To look at the Bible primarily as history, mythology or poetry carries its own dangers, of course. It leaches the Bible of some of its power—its demand to be seen as Word rather than words—and introduces a distance that may cut off the reader from the experience of the millions who read it before him. In such a modern context, the visions in Revelation can seem nearly pathological, the Song of Solomon all lubriciousness, and the ending of Job—with Job's meek capitulation to God's ominous Will after his Shakespearean suffering and fiery challenge—positively a letdown. But the modern context is what we have, and the disconnection is real—intellectual distance and even irony are what remains between the Good Book and even the most spiritually sincere contemporary readers. Science, the study of comparative religion and mythology, linguistics, and other fields have all hacked up the Bible's old claims to legitimacy as Literal Truth (even the Pope says it's pointless to deny evolution), so unless you've got your head in a hole (or a hole in your head), the Bible is at best story, allegory, revelatory myth.

So how do we read it? The Dalai Lama reads the epistle of St. James ecumenically: he's “struck by the similarities between this beautiful letter in the Bible and some of the texts in my own Buddhist tradition.” A.S. Byatt links Song of Solomon's “cry of erotic longing and description of erotic bliss” to the Western literary tradition of Marvell, Milton, Paul Celan and Goethe.
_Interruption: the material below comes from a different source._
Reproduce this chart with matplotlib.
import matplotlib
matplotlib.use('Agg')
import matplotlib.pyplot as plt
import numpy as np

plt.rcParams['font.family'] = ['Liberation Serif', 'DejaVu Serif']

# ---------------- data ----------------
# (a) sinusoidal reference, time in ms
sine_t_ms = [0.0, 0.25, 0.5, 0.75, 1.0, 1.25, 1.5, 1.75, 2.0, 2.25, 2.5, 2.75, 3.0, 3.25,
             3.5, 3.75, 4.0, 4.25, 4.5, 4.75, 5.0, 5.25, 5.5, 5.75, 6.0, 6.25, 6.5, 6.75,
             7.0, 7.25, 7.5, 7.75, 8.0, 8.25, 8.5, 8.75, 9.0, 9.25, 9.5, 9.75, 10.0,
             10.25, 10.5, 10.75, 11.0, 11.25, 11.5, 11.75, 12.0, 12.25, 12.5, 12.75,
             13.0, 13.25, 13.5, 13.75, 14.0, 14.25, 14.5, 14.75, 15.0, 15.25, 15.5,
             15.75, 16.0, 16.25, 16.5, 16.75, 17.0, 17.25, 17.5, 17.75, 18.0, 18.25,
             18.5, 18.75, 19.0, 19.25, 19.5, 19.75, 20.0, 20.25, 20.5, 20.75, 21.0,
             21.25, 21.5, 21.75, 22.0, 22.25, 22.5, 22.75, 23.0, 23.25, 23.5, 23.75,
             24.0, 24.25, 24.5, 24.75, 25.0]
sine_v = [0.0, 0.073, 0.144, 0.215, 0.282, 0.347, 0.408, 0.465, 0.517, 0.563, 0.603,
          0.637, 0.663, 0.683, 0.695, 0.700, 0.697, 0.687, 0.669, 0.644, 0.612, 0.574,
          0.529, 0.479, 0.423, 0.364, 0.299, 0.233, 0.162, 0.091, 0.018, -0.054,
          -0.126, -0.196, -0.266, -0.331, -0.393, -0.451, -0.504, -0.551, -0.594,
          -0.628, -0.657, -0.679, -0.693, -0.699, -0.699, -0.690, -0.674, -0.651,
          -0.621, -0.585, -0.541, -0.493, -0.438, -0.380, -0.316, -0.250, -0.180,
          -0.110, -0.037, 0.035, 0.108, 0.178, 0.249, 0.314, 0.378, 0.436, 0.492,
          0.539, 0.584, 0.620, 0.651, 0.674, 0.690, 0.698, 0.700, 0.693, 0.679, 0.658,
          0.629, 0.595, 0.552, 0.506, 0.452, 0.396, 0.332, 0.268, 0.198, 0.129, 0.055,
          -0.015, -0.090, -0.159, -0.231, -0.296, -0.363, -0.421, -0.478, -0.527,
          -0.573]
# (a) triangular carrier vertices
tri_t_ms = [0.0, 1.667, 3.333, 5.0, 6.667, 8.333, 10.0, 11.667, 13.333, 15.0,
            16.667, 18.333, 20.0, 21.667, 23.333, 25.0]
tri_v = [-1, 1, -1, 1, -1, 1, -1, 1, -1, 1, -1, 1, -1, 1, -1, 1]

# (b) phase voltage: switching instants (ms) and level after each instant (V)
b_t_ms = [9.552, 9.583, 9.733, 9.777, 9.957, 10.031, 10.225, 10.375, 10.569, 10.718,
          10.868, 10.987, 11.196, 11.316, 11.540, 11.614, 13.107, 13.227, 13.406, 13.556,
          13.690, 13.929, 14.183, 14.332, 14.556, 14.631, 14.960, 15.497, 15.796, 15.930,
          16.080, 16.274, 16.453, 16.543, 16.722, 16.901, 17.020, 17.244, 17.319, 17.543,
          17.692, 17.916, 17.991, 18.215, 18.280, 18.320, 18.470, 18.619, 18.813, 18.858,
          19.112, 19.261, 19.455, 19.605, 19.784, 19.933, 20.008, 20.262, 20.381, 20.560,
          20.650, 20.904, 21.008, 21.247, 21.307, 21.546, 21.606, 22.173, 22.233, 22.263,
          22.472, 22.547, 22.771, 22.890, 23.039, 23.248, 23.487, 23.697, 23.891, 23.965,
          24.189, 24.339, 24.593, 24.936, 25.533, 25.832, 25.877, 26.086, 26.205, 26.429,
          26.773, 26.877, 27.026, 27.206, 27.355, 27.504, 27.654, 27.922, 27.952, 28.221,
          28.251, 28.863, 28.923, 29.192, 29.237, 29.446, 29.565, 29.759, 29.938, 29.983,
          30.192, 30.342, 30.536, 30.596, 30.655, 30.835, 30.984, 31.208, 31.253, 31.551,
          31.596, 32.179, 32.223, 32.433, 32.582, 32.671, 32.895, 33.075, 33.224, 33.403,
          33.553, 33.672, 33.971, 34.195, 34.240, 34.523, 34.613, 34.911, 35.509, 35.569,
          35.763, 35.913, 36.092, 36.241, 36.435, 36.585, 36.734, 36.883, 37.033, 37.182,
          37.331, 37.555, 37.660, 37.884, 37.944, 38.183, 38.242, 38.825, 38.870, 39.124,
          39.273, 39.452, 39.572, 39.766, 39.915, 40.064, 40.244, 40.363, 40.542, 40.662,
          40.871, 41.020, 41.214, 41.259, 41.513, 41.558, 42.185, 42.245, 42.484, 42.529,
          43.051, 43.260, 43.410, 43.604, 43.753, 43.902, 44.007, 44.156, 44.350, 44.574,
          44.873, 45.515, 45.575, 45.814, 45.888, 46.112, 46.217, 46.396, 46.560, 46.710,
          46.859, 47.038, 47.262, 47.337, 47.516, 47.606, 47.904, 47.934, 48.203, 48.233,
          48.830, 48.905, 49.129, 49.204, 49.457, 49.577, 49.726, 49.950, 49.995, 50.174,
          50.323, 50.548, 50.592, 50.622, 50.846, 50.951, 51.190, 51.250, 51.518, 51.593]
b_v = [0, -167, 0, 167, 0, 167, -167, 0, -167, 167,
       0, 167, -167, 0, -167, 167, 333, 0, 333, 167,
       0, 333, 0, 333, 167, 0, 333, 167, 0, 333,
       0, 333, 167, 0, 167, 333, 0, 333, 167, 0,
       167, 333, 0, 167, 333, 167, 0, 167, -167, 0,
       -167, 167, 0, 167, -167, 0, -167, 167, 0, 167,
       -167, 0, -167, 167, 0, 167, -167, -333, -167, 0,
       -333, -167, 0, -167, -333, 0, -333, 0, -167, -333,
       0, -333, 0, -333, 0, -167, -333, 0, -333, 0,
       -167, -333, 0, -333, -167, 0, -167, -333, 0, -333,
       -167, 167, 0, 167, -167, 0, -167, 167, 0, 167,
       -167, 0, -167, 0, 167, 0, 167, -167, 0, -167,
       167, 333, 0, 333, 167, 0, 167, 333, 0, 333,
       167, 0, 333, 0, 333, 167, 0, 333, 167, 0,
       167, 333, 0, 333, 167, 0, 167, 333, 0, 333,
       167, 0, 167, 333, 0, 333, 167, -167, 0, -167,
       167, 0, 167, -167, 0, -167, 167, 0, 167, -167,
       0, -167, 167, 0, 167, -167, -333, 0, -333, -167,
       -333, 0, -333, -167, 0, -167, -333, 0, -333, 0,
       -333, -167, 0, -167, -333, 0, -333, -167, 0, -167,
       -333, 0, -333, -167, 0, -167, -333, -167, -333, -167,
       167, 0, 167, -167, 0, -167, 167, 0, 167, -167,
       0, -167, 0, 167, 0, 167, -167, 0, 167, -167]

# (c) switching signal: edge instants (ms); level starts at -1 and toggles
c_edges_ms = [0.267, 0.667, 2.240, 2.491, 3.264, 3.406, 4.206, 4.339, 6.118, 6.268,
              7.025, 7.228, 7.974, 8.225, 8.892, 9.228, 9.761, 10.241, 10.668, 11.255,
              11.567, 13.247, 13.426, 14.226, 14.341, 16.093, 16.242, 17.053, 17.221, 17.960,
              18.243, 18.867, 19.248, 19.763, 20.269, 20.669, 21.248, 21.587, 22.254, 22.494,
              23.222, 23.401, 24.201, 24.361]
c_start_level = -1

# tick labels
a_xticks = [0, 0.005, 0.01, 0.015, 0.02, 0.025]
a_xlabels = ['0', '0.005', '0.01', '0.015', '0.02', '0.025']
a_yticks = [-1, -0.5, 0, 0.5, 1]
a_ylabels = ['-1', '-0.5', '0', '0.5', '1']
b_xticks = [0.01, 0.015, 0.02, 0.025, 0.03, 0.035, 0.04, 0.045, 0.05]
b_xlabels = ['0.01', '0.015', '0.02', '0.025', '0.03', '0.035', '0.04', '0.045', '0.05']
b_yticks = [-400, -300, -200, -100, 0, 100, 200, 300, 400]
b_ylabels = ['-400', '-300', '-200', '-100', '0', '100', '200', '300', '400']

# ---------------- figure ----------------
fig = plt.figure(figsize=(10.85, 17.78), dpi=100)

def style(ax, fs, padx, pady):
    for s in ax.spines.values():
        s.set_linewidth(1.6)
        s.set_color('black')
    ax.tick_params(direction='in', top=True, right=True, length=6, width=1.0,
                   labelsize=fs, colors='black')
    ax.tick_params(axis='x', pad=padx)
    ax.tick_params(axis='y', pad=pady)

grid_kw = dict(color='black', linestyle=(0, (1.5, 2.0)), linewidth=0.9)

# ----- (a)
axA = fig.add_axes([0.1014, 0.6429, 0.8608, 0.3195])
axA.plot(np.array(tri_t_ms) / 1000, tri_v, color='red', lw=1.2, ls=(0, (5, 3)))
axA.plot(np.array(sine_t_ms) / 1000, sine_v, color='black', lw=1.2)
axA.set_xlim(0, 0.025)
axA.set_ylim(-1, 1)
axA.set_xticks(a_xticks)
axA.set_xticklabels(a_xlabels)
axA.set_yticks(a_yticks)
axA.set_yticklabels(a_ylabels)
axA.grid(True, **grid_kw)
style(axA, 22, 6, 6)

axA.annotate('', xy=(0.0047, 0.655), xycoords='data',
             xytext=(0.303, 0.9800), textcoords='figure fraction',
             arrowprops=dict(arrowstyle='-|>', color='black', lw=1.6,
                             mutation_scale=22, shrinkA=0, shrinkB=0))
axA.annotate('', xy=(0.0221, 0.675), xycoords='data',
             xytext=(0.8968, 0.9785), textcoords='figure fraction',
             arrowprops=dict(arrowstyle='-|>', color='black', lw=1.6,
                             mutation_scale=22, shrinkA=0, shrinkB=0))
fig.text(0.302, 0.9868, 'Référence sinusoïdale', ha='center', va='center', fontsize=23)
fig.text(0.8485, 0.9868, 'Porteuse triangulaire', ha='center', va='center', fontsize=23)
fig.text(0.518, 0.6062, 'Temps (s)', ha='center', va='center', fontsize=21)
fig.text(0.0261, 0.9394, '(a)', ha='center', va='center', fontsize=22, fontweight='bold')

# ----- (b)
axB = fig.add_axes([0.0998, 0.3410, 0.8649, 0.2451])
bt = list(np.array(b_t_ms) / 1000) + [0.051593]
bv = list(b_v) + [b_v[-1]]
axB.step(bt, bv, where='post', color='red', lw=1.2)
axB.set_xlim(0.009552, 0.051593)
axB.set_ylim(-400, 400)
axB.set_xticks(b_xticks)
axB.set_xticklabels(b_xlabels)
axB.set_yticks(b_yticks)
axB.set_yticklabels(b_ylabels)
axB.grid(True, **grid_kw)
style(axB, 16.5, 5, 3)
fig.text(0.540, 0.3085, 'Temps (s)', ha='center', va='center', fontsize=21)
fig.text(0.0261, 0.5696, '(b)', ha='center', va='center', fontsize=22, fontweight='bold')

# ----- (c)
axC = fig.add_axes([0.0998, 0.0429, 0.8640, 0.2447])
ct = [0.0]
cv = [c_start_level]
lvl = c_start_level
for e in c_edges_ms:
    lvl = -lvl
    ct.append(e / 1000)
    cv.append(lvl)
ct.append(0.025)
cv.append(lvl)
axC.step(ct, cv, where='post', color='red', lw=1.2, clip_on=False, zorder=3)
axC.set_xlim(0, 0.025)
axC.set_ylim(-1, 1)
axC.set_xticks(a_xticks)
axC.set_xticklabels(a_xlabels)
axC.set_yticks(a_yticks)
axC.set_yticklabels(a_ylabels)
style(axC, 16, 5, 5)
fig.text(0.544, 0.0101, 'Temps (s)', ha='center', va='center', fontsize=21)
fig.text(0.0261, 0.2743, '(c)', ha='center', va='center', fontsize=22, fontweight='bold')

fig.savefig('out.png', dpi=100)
Alasdair Gray calls Jonah “a prose comedy about a Jew who wants God to leave him alone” and uses “the only grand truth” of Nahum (“nations who keep living by armaments will perish by them”) as an excuse to grouse about contemporary British policy against Scotland.

Taken together, these Grove Press biblettes are defiantly pluralistic, and everything about them—from their paperback impermanence to their publication in separate (deconstructed) volumes to the all-over-the-place way they've been introduced—suggests that the best image for these volumes is probably the Tower of Babel. That we don't know whether this is a good or a bad thing is part of what it means to live today.

The Pocket Canons, Second Series; Grove Press 10 volumes, $24.95. Boxed set also sold separately at wildly varying prices.